### Short exercise
Everything from the first line down to the line containing "['4.0', '8.0', '12.0', '16.0', '20.0', '24.0', '26, 0'];" is to be retyped exactly, both ends included, with pictures left out.

### Data segment
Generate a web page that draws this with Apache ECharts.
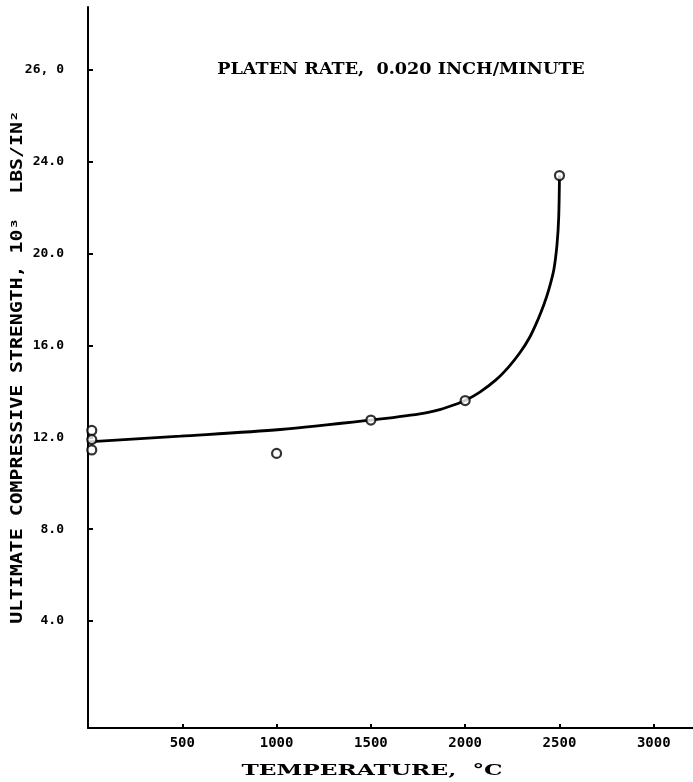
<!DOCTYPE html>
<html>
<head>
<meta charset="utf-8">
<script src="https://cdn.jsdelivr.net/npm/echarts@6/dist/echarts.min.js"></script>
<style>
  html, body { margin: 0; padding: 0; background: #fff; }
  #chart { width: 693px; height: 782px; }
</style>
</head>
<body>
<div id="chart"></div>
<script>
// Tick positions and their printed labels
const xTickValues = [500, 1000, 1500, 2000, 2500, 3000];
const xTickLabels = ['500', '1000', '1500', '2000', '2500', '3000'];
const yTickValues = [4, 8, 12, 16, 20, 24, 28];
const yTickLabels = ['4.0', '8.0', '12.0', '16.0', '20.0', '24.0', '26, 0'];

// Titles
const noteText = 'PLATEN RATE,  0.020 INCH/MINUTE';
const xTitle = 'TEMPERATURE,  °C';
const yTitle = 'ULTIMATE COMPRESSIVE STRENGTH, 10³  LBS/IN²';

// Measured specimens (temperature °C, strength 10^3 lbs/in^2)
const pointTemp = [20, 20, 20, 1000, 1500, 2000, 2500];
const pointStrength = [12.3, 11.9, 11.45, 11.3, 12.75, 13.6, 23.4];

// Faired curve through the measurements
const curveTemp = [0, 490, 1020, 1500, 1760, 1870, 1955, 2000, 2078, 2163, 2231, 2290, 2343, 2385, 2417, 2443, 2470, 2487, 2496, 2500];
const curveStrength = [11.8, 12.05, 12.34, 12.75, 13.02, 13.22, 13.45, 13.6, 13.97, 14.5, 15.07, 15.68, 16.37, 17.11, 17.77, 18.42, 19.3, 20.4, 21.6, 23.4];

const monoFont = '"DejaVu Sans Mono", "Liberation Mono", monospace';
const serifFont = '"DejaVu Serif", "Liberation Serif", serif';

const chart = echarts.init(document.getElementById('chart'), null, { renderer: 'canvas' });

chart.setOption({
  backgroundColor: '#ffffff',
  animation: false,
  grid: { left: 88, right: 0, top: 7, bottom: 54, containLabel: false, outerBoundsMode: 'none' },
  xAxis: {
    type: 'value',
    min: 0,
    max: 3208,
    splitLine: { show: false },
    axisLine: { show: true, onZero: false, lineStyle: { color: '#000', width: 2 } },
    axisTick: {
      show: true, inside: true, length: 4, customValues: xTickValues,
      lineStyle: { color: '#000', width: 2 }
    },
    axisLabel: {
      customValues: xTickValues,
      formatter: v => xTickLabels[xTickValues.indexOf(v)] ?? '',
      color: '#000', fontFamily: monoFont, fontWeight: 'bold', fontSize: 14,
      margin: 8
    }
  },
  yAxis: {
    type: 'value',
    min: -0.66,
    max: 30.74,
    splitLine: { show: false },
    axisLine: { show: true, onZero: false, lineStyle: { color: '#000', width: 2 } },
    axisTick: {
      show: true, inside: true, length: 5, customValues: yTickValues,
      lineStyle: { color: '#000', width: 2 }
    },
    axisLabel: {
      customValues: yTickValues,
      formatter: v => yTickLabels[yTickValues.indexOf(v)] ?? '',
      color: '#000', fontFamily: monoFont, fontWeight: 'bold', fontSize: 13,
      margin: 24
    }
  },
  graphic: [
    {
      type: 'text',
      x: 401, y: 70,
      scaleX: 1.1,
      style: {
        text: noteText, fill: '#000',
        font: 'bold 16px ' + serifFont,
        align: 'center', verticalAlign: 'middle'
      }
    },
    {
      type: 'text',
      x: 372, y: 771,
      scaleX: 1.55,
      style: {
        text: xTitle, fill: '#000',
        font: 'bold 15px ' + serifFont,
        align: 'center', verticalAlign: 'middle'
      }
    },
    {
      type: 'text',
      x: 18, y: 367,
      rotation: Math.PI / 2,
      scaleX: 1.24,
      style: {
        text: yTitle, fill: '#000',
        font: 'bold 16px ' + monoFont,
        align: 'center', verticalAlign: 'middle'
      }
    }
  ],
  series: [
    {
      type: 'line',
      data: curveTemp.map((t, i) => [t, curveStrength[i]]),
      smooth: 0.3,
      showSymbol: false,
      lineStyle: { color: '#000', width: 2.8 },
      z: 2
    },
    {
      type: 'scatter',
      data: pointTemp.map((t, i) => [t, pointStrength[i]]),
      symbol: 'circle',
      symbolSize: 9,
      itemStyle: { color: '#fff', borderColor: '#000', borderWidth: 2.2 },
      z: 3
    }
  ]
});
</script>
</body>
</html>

### Solution to this problem
Generate a web page that draws this with Apache ECharts.
<!DOCTYPE html>
<html>
<head>
<meta charset="utf-8">
<script src="https://cdn.jsdelivr.net/npm/echarts@6/dist/echarts.min.js"></script>
<style>
  html, body { margin: 0; padding: 0; background: #fff; }
  #chart { width: 693px; height: 782px; }
</style>
</head>
<body>
<div id="chart"></div>
<script>
// Tick positions and their printed labels
const xTickValues = [500, 1000, 1500, 2000, 2500, 3000];
const xTickLabels = ['500', '1000', '1500', '2000', '2500', '3000'];
const yTickValues = [4, 8, 12, 16, 20, 24, 28];
const yTickLabels = ['4.0', '8.0', '12.0', '16.0', '20.0', '24.0', '26, 0'];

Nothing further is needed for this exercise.